神の命令によってエリヤはアハブに会いにでかけます。アハブは防備で固められた王宮の外にいます。それもたった一人で・・・6節にはこう書かれます。「アハブはひとりで一つの道を行き、オバデヤはひとりでほかの道を行った」エリヤがその道を行けば、1対1でアハブと対面できる。ところが、彼はアハブのところには現れず、オバデヤのところに姿を現した。勿論、エリヤはアハブとオバデヤが一人ずつ王宮の外に出て飢饉の状態を調べているなどとは知らない。またオバデヤがどの道を通っているかも知らない。いわば・・・神が必要な時に必要な人に会わせてくれるといったことであろうと思える。オバデヤは向こうから歩いて来るのがエリヤだとわかると、ひれ伏して「あなたは私の主人エリヤではありませんか」と呼びかけた。オバデヤはエリヤに私の主人と呼びかけた。・・・その呼びかけにエリヤは「そうだ」と答えた。そう答えながらも続けて「行って、あなたの主人にエリヤがここにいます。と言いなさい」と言ってオバデヤの主人が実はアハブであることを示唆します。

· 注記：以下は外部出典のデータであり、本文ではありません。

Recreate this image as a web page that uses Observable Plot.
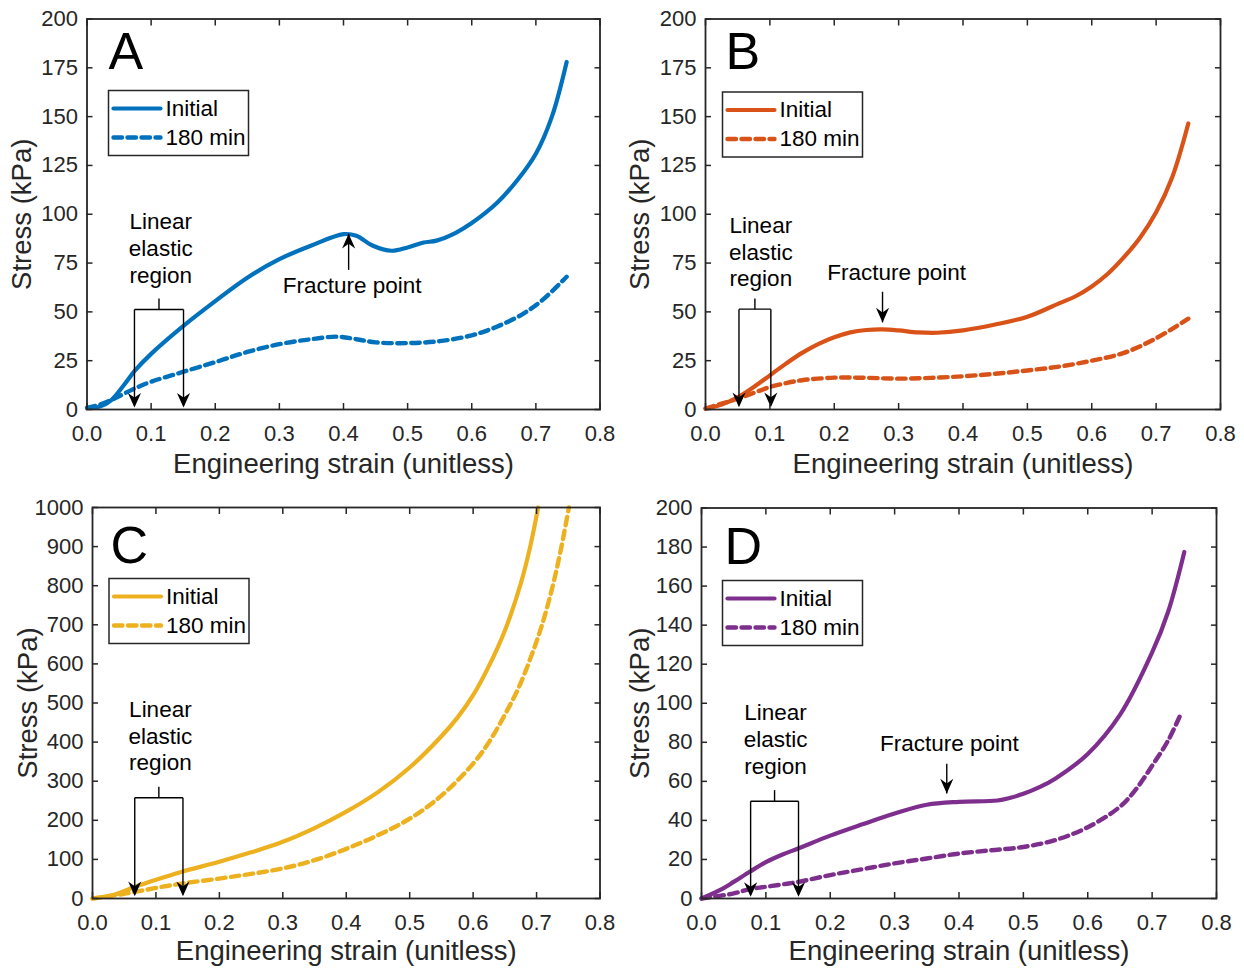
<!DOCTYPE html>
<html><head><meta charset="utf-8">
<script src="https://cdn.jsdelivr.net/npm/d3@7"></script>
<script src="https://cdn.jsdelivr.net/npm/@observablehq/plot@0.6"></script>
<style>
html,body{margin:0;padding:0;background:#fff;}
#fig{position:relative;width:1244px;height:969px;background:#fff;overflow:hidden;}
#fig > svg{position:absolute;}
</style></head><body><div id="fig"></div>
<script>
// ---------- tick labels ----------
const xTicks = [0, 0.1, 0.2, 0.3, 0.4, 0.5, 0.6, 0.7, 0.8];
const yTicksAB = [0, 25, 50, 75, 100, 125, 150, 175, 200];
const yTicksC = [0, 100, 200, 300, 400, 500, 600, 700, 800, 900, 1000];
const yTicksD = [0, 20, 40, 60, 80, 100, 120, 140, 160, 180, 200];
const seriesNames = ["Initial", "180 min"];
const xLabel = "Engineering strain (unitless)";
const yLabel = "Stress (kPa)";

// ---------- Panel A (blue) ----------
const A_initX = [0, 0.02, 0.037, 0.057, 0.075, 0.10, 0.148, 0.20, 0.25, 0.30, 0.35, 0.40, 0.42, 0.445, 0.475, 0.50, 0.525, 0.545, 0.575, 0.60, 0.64, 0.67, 0.70, 0.725, 0.748];
const A_initY = [0.8, 1.5, 4.6, 12.3, 20, 28.5, 42.2, 55.5, 67.5, 77, 84, 89.8, 89, 84, 81.3, 83, 85.5, 86.5, 90.5, 95.5, 106, 117, 131, 150, 178];
const A_agedX = [0, 0.02, 0.042, 0.073, 0.10, 0.148, 0.208, 0.25, 0.302, 0.35, 0.39, 0.42, 0.45, 0.50, 0.55, 0.60, 0.64, 0.68, 0.71, 0.748];
const A_agedY = [0.8, 2.5, 5.5, 10.6, 14.2, 19.1, 25.1, 29.5, 33.6, 36, 37.3, 36, 34.4, 34, 35, 38, 42.5, 49, 56, 68];

// ---------- Panel B (orange) ----------
const B_initX = [0, 0.025, 0.05, 0.075, 0.10, 0.125, 0.15, 0.175, 0.20, 0.225, 0.25, 0.275, 0.30, 0.33, 0.36, 0.40, 0.45, 0.50, 0.55, 0.575, 0.60, 0.625, 0.65, 0.675, 0.70, 0.725, 0.75];
const B_initY = [0.5, 2.5, 6.2, 11.5, 17.5, 23.5, 29, 33.5, 37, 39.5, 40.7, 41, 40.5, 39.5, 39.3, 40.5, 43.5, 47.5, 54.5, 58, 63, 69.5, 78, 88, 101, 119, 146.5];
const B_agedX = [0, 0.025, 0.05, 0.075, 0.10, 0.125, 0.15, 0.20, 0.25, 0.30, 0.35, 0.40, 0.45, 0.50, 0.55, 0.60, 0.65, 0.70, 0.75];
const B_agedY = [0.5, 3, 5.5, 8.5, 11.5, 13.5, 15, 16.3, 16.2, 15.8, 16.2, 17, 18.3, 20, 22, 25, 29, 36.5, 46.5];

// ---------- Panel C (yellow) ----------
const C_initX = [0, 0.035, 0.067, 0.10, 0.14, 0.20, 0.25, 0.30, 0.35, 0.40, 0.45, 0.50, 0.55, 0.575, 0.60, 0.625, 0.65, 0.675, 0.69, 0.7025];
const C_initY = [0, 10, 30, 48, 68, 94, 118, 145, 180, 222, 272, 335, 415, 462, 520, 595, 685, 805, 900, 1000];
const C_agedX = [0, 0.035, 0.067, 0.10, 0.14, 0.20, 0.25, 0.30, 0.35, 0.40, 0.45, 0.50, 0.55, 0.60, 0.625, 0.65, 0.672, 0.693, 0.709, 0.725, 0.738, 0.751];
const C_agedY = [0, 8, 17, 27, 38, 51, 63, 77, 98, 127, 162, 204, 263, 345, 400, 470, 540, 626, 702, 796, 890, 1000];

// ---------- Panel D (purple) ----------
const D_initX = [0, 0.033, 0.05, 0.075, 0.10, 0.125, 0.15, 0.20, 0.25, 0.30, 0.35, 0.40, 0.46, 0.48, 0.50, 0.525, 0.55, 0.60, 0.65, 0.70, 0.725, 0.75];
const D_initY = [0, 5.1, 8.5, 13.7, 18.6, 22.4, 25.6, 32.2, 38, 43.5, 48, 49.5, 50.2, 51.6, 53.6, 57, 61.5, 74, 94, 126, 147, 177.5];
const D_agedX = [0, 0.05, 0.075, 0.10, 0.15, 0.20, 0.25, 0.30, 0.35, 0.40, 0.45, 0.50, 0.55, 0.60, 0.65, 0.675, 0.70, 0.725, 0.746];
const D_agedY = [0, 2.6, 4.8, 6, 8.5, 12, 15, 18, 20.5, 23, 24.7, 26.4, 30, 36.5, 47, 56, 68, 81, 95.6];

// ---------- annotations (data coordinates) ----------
const linearText = "Linear\nelastic\nregion";
const fractureText = "Fracture point";
const A_bracket = {x1: 0.074, x2: 0.1505, yTop: 51.2, yStem: 56.9, yTip: 1, tx: 0.115, ty: 83};
const B_bracket = {x1: 0.052, x2: 0.1015, yTop: 51.4, yStem: 56.9, yTip: 1.2, tx: 0.086, ty: 81.2};
const C_bracket = {x1: 0.0666, x2: 0.1426, yTop: 257.7, yStem: 285.8, yTip: 6, tx: 0.107, ty: 418};
const D_bracket = {x1: 0.0763, x2: 0.1507, yTop: 49.8, yStem: 55.5, yTip: 0.9, tx: 0.115, ty: 81.9};
const A_fracture = {x: 0.408, yTail: 71.5, yTip: 90, up: true, tx: 0.4135, ty: 63.4};
const B_fracture = {x: 0.275, yTail: 60.3, yTip: 44.6, up: false, tx: 0.297, ty: 70.1};
const D_fracture = {x: 0.381, yTail: 69, yTip: 53.8, up: false, tx: 0.385, ty: 79.4};

// ---------- layout / style ----------
const panels = [
  {key: "A", color: "#0072BD", yMax: 200, yTicks: yTicksAB, init: [A_initX, A_initY], aged: [A_agedX, A_agedY], br: A_bracket, fr: A_fracture,
   left: 0, top: 0, width: 622, height: 485, ml: 86.5, mr: 22.5, mt: 18.5, mb: 76, letter: [21.5, 13.5], legend: [21.5, 71.5], xlabDy: 55, ylabDx: -64.5},
  {key: "B", color: "#D95319", yMax: 200, yTicks: yTicksAB, init: [B_initX, B_initY], aged: [B_agedX, B_agedY], br: B_bracket, fr: B_fracture,
   left: 622, top: 0, width: 622, height: 485, ml: 83, mr: 24, mt: 18.5, mb: 76, letter: [20, 13.5], legend: [17, 73], xlabDy: 55, ylabDx: -65},
  {key: "C", color: "#EDB120", yMax: 1000, yTicks: yTicksC, init: [C_initX, C_initY], aged: [C_agedX, C_agedY], br: C_bracket, fr: null,
   left: 0, top: 485, width: 622, height: 484, ml: 92, mr: 22.5, mt: 22, mb: 71, letter: [18, 18.5], legend: [16.5, 71], xlabDy: 53, ylabDx: -64},
  {key: "D", color: "#7E2F8E", yMax: 200, yTicks: yTicksD, init: [D_initX, D_initY], aged: [D_agedX, D_agedY], br: D_bracket, fr: D_fracture,
   left: 622, top: 485, width: 622, height: 484, ml: 79, mr: 28, mt: 22.5, mb: 71, letter: [23, 19.5], legend: [21, 72.5], xlabDy: 53, ylabDx: -61}
];

const axisColor = "#262626";
const arrowDown = {draw(ctx, size) {
  const r = Math.sqrt(size / Math.PI), h = 2 * r, w = 0.9 * r;
  ctx.moveTo(0, 0); ctx.lineTo(-w, -h); ctx.lineTo(0, -0.68 * h); ctx.lineTo(w, -h); ctx.closePath();
}};
const segShape = {draw(ctx, l) { ctx.moveTo(0, 0); ctx.lineTo(0, -l); }};

function pts(xs, ys) { return xs.map((x, i) => ({x, y: ys[i]})); }

function panel(p) {
  const fw = p.width - p.ml - p.mr, fh = p.height - p.mt - p.mb;
  const b = p.br;
  const xm = (b.x1 + b.x2) / 2;
  const segs = [
    {x1: b.x1, y1: b.yTop, x2: b.x2, y2: b.yTop},
    {x1: b.x1, y1: b.yTop, x2: b.x1, y2: b.yTip + 2 * (p.yMax / 400)},
    {x1: b.x2, y1: b.yTop, x2: b.x2, y2: b.yTip + 2 * (p.yMax / 400)},
    {x1: xm, y1: b.yTop, x2: xm, y2: b.yStem}
  ];
  const heads = [{x: b.x1, y: b.yTip, r: 0}, {x: b.x2, y: b.yTip, r: 0}];
  const marks = [
    Plot.line(pts(p.aged[0], p.aged[1]), {x: "x", y: "y", stroke: p.color, strokeWidth: 4.4, strokeDasharray: "8.5,5.5", curve: "catmull-rom"}),
    Plot.line(pts(p.init[0], p.init[1]), {x: "x", y: "y", stroke: p.color, strokeWidth: 4.2, curve: "catmull-rom"}),
    Plot.link(segs, {x1: "x1", y1: "y1", x2: "x2", y2: "y2", stroke: "black", strokeWidth: 1.4}),
    Plot.text([{x: b.tx, y: b.ty, t: linearText}], {x: "x", y: "y", text: "t", fontSize: 22.5, lineHeight: 1.19, lineAnchor: "middle", fill: "black"})
  ];
  if (p.fr) {
    const f = p.fr;
    marks.push(Plot.link([{x1: f.x, y1: f.yTail, x2: f.x, y2: f.yTip}], {x1: "x1", y1: "y1", x2: "x2", y2: "y2", stroke: "black", strokeWidth: 1.4}));
    heads.push({x: f.x, y: f.yTip, r: f.up ? 180 : 0});
    marks.push(Plot.text([{x: f.tx, y: f.ty, t: fractureText}], {x: "x", y: "y", text: "t", fontSize: 22.5, lineAnchor: "middle", fill: "black"}));
  }
  marks.push(Plot.dot(heads, {x: "x", y: "y", rotate: "r", symbol: arrowDown, r: 7.3, fill: "black", stroke: "none"}));
  // legend
  const [lx, ly] = p.legend;
  marks.push(
    Plot.frame({fill: "white", stroke: axisColor, strokeWidth: 1.5, insetLeft: lx, insetTop: ly, insetRight: fw - lx - 140, insetBottom: fh - ly - 65}),
    Plot.vector([0], {frameAnchor: "top-left", dx: lx + 5, dy: ly + 18, length: 47, rotate: 90, anchor: "start", shape: segShape, stroke: p.color, strokeWidth: 4.2}),
    Plot.vector([0], {frameAnchor: "top-left", dx: lx + 5, dy: ly + 47, length: 47, rotate: 90, anchor: "start", shape: segShape, stroke: p.color, strokeWidth: 4.4, strokeDasharray: "8.5,5.5"}),
    Plot.text([seriesNames[0]], {frameAnchor: "top-left", dx: lx + 57, dy: ly + 18, textAnchor: "start", lineAnchor: "middle", fontSize: 22.5, fill: "black"}),
    Plot.text([seriesNames[1]], {frameAnchor: "top-left", dx: lx + 57, dy: ly + 47, textAnchor: "start", lineAnchor: "middle", fontSize: 22.5, fill: "black"}),
    Plot.text([p.key], {frameAnchor: "top-left", dx: p.letter[0], dy: p.letter[1], textAnchor: "start", lineAnchor: "top", fontSize: 52, fill: "black"})
  );
  // axes
  marks.push(
    Plot.frame({stroke: axisColor, strokeWidth: 1.8}),
    Plot.axisX({anchor: "bottom", ticks: xTicks, tickSize: -6, tickPadding: 21.5, tickFormat: d3.format(".1f"), label: null, fontSize: 22, stroke: axisColor, strokeWidth: 1.5}),
    Plot.axisX({anchor: "top", ticks: xTicks, tickSize: -6, tickFormat: () => "", label: null, stroke: axisColor, strokeWidth: 1.5}),
    Plot.axisY({anchor: "left", ticks: p.yTicks, tickSize: -6, tickPadding: 15, tickFormat: d => String(d), label: null, fontSize: 22, stroke: axisColor, strokeWidth: 1.5}),
    Plot.axisY({anchor: "right", ticks: p.yTicks, tickSize: -6, tickFormat: () => "", label: null, stroke: axisColor, strokeWidth: 1.5}),
    Plot.text([xLabel], {frameAnchor: "bottom", dy: p.xlabDy, textAnchor: "middle", lineAnchor: "middle", fontSize: 27.5, fill: axisColor}),
    Plot.text([yLabel], {frameAnchor: "left", dx: p.ylabDx, rotate: -90, textAnchor: "middle", lineAnchor: "middle", fontSize: 27.5, fill: axisColor})
  );
  const svg = Plot.plot({
    width: p.width, height: p.height,
    marginLeft: p.ml, marginRight: p.mr, marginTop: p.mt, marginBottom: p.mb,
    x: {domain: [0, 0.8]},
    y: {domain: [0, p.yMax]},
    style: {fontFamily: "'Liberation Sans', Arial, Helvetica, sans-serif", fontSize: "22px", color: axisColor, background: "transparent", overflow: "visible"},
    marks
  });
  svg.style.left = p.left + "px";
  svg.style.top = p.top + "px";
  return svg;
}

const fig = document.getElementById("fig");
for (const p of panels) fig.appendChild(panel(p));
</script></body></html>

この言葉・・・ひとつの挑戦として捉えることができます。「オバデヤ、あなたは私を主人と呼びます。しかし、あなたの主人はアハブではないのか。どちらがあなたの主人なのか。私に代わってアハブに私がここにいると伝えてくれないか」アハブにつくのか私の側につくのか・・・エリヤの言葉に対してオバデヤは即座に答えます。「あなたはこのしもべをアハブの手に渡し、私を殺そうとされるのですか」と.申し出を断った。オバデヤにすれば、エリヤの事件のほとぼりがそろそろ冷めてきそうな時期に、エリヤの名前を思い出させるだけでアハブの怒りを買ってしまう。もしや今までエリヤを匿っていたのでは、とあらぬ疑いをかけられてしまうかもしれない。

また神出鬼没のエリヤのこと・・・アハブを連れて来ても、雲隠れでもされていたら・・・オバデヤにとって不安材料はいくらでもある。・・・とてもじゃないがエリヤの側につくことは出来ない。このオバデヤを見たとき、サマリヤの王宮で100人もの主の預言者をイデベルの魔の手から匿った。すごい信仰、信仰者であることは変わりないのかもしれない。

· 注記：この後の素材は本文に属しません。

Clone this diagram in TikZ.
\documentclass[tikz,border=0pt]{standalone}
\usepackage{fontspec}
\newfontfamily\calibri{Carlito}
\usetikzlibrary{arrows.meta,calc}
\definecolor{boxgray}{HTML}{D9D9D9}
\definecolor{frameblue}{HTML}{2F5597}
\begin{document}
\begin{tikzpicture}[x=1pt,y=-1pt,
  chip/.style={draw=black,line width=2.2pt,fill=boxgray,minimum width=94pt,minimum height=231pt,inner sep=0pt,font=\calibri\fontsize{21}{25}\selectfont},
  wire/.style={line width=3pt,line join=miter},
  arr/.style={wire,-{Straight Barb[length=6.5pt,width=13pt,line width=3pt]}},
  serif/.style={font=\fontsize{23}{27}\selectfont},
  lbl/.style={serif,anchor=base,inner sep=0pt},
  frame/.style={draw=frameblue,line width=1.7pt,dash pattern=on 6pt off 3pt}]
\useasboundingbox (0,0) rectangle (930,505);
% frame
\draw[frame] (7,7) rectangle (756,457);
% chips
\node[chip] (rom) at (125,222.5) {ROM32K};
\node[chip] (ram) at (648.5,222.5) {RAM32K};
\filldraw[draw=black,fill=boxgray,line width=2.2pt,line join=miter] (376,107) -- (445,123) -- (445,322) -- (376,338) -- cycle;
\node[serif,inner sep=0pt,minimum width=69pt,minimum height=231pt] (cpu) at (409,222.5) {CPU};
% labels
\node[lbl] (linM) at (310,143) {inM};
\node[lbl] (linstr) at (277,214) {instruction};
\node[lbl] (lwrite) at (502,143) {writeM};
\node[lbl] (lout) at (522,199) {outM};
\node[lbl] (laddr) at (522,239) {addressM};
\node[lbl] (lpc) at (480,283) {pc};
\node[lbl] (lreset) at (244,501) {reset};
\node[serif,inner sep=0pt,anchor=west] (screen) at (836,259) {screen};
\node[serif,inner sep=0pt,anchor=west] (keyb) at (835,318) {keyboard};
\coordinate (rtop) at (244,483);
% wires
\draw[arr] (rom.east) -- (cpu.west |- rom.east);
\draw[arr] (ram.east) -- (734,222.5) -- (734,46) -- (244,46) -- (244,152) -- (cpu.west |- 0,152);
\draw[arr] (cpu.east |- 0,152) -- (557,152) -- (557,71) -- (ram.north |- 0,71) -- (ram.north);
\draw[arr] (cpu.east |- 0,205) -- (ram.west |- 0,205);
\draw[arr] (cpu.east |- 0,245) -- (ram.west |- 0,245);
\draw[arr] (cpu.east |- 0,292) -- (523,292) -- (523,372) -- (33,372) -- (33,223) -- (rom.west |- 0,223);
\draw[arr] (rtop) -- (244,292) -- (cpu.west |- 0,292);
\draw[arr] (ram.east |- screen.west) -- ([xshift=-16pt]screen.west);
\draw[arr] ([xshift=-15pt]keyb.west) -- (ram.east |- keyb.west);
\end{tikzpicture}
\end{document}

しかし、信仰の勇気が試される・・・「この時のため」といった彼の出番の時に彼は何をしていたのだろうか・・・このあと、バアルの預言者たちをカルメル山に集め、エリヤは全イスラエルを前にして信仰の一大決心を促した。そのとき、オバデヤは何処にいたんだろうか。何をしていたんだろうか。勿論、彼の陰の祈りがエリヤを支え続けたのは事実であろうと思う。しかし、「この時のために」と言った彼の出番を逸したのではないだろうか。